Who made the actual models? Would an inventor have to pay an artisan to make one of these?
In the early days, the inventor himself probably made them because the procedure was cumbersome; it was revised in 1836. Before then, there was really not even a patent clerk; the application for patent was submitted to the secretary of state — who was Thomas Jefferson at the time, of course, and he knew something about inventions — and reviewed by him and the attorney general. The president actually personally had to sign the letters patent, as they were called.
And he stopped signing those in 1836?
Yes. That’s when the law was radically revised. At that time, professional patent examiners, who eventually did have the scientific training and the specialization to review the patents and grant them, were established.
When these were put on public display, were they viewed as curiosities? Or art? Were they a tourist attraction?
They were a tourist attraction. [There was a] huge fire in 1836, actually, when the patent office was in what’s called Blodgett’s Hotel, which is at the corner of E and Seventh streets — and that destroyed literally all the patent models, paperwork and everything. Completely destroyed. Officials actually wrote to the inventors asking them to remake and resubmit their models and the descriptions and everything. They got about 2,800 back, but many, many thousands were lost.
There were many [other] curiosities in the building, like the original of the Declaration of Independence, all kinds of treaties, Benjamin Franklin’s printing press, etc. About 100,000 people [a year] came to the patent office in the mid-1850s to view the patent models and these other curiosities. There was kind of a fervor of invention; everybody wanted to patent something and make a fortune. But most of the inventions were never commercially produced — and many were improvements on earlier inventions — like the sewing machine model we have in the exhibition.
Did they charge an admission fee?
No, no. It was absolutely free; anybody could come in and see them. And there was a finder’s guide for finding them by subject matter in these vast cases (they were nine feet high on two levels — actually, three levels, in one gallery — so it was really, really awesome).
Lastly, what happened to these items in the course of the 20th century? How did they eventually make it into the hands of Alan Rothschild, who owns them today?
Well, the Patent Office wasn’t the only [agency] in the Patent Office Building; the space was shared with the Interior Department, created by act of Congress in 1849. After 1849, the Patent Office was put under the Interior Department.
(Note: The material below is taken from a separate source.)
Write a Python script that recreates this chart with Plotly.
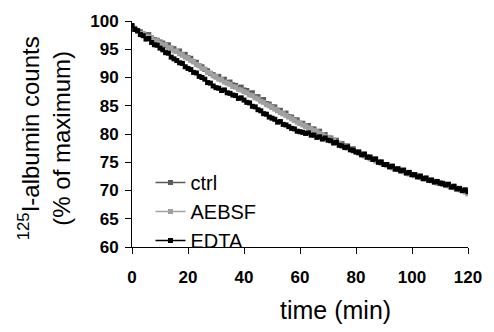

The first two floors of the Patent Office Building were largely offices occupied by the Interior Department. The Interior Department grew and grew, and when the models were finally discontinued, these huge spaces were converted into offices; by the end of the century, all the patent models were put in storage. Then, in 1924, there was a congressional investigation — Why are we paying so much money to store all these patent models? — and they were sold at auction. Some were returned to the families of the inventors; any museum that wanted them could take them; and the rest were sold at auction. One man bought a lot of them and was going to establish a patent model museum in New York City — but that never happened. Gradually, they were dispersed, by auction, by sale, various things. [Eventually,] Alan Rothschild bought 4,000 patent models [and brought them back to] Cazenovia, N.Y. Thirty-two models from his collection are in this exhibition.
“Inventing a Better Mousetrap: Patent Models from the Rothschild Collection” will be on display through Nov. 3, 2013, at the Smithsonian American Art Museum in Washington, D.C.